« En
second lieu*, le mot « public » désigne le monde lui-même
en ce qu’il nous est commun à tous et se distingue de la place que
nous y possédons individuellement. Cependant, ce monde n’est pas
identique à la Terre ou à la nature, en tant que cadre du mouvement
des hommes et condition générale de la vie. Il est lié aux
productions humaines, aux objets fabriqués de main d’homme, ainsi
qu’aux relations qui existent entre les habitants de ce monde fait
par l’homme. Vivre ensemble dans le monde : c’est dire
essentiellement qu’un monde d’objets se tient entre ceux qui
l’ont en commun, comme une table est située entre ceux qui
s’assoient autour d’elle ; le monde, comme tout entre-deux,
relie et sépare en même temps les hommes.
Le
domaine public, monde commun, nous rassemble mais aussi nous empêche,
pour ainsi dire, de tomber les uns sur les autres. Ce qui rend la
société de masse si difficile à supporter, ce n’est pas,
principalement du moins, le nombre des gens ; c’est que le
monde qui est entre eux n’a plus le pouvoir de les rassembler, de
les relier, ni de les séparer. Etrange situation qui évoque une
séance de spiritisme au cours de laquelle les adeptes victimes d’un
tour de magie, verraient leur table soudain disparaître, les
personnes assises les unes en face des autres n’étant plus
séparées, mais n’étant plus reliées non plus, par quoi que ce
soit de tangible.
(…)
Le monde commun est ce qui nous accueille à notre naissance, ce que
nous laissons derrière nous en mourant.

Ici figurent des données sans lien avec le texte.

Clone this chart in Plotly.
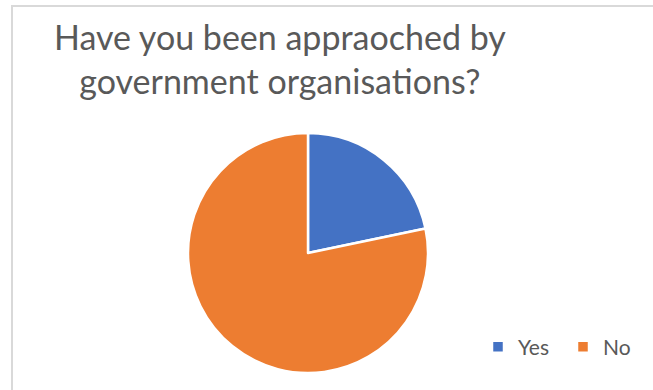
import plotly.graph_objects as go

labels = ["Yes", "No"]
values = [5, 18]
colors = ["#4472C4", "#ED7D31"]
title_text = "Have you been appraoched by<br>government organisations?"

W, H = 653, 390
FONT = "Lato, Carlito, Calibri, sans-serif"

fig = go.Figure(go.Pie(
    labels=labels,
    values=values,
    marker=dict(colors=colors, line=dict(color="white", width=2.5)),
    sort=False,
    direction="clockwise",
    rotation=0,
    textinfo="none",
    hoverinfo="label+value+percent",
    domain=dict(x=[188 / W, 428 / W], y=[(H - 373) / H, (H - 133) / H]),
))

fig.update_layout(
    width=W, height=H,
    margin=dict(l=0, r=0, t=0, b=0),
    paper_bgcolor="white",
    plot_bgcolor="white",
    showlegend=True,
    legend=dict(
        orientation="h",
        x=478 / W, xanchor="left",
        y=1 - 347 / H, yanchor="middle",
        font=dict(family=FONT, size=21, color="#595959"),
        entrywidth=40, entrywidthmode="pixels",
        traceorder="normal",
    ),
    annotations=[dict(
        text=title_text,
        xref="paper", yref="paper",
        x=280 / W, xanchor="center",
        y=1 - 14 / H, yanchor="top",
        showarrow=False,
        align="center",
        font=dict(family=FONT, size=34, color="#595959"),
    )],
    shapes=[dict(
        type="rect", xref="paper", yref="paper",
        x0=12 / W, x1=1.02, y0=-0.02, y1=1 - 6 / H,
        line=dict(color="#D9D9D9", width=2),
        fillcolor="rgba(0,0,0,0)",
        layer="below",
    )],
)

fig.write_html("out.html")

Il transcende notre vie
aussi bien dans le passé que dans l’avenir ; il était là
avant nous, il survivra au bref séjour que nous y faisons. Il est ce
que nous avons en commun non seulement avec nos contemporains, mais
aussi avec ceux qui sont passés et avec ceux qui viendront après
nous. Mais ce monde commun ne peut résister au va-et-vient des
générations que dans la mesure où il paraît en public. C’est la
publicité du domaine public qui sait absorber et éclairer d’âge
en âge tout ce que les hommes peuvent vouloir arracher aux ruines
naturelles du temps ».
Hannah
Arendt, La condition de l'homme moderne (pp 92-95), 1961.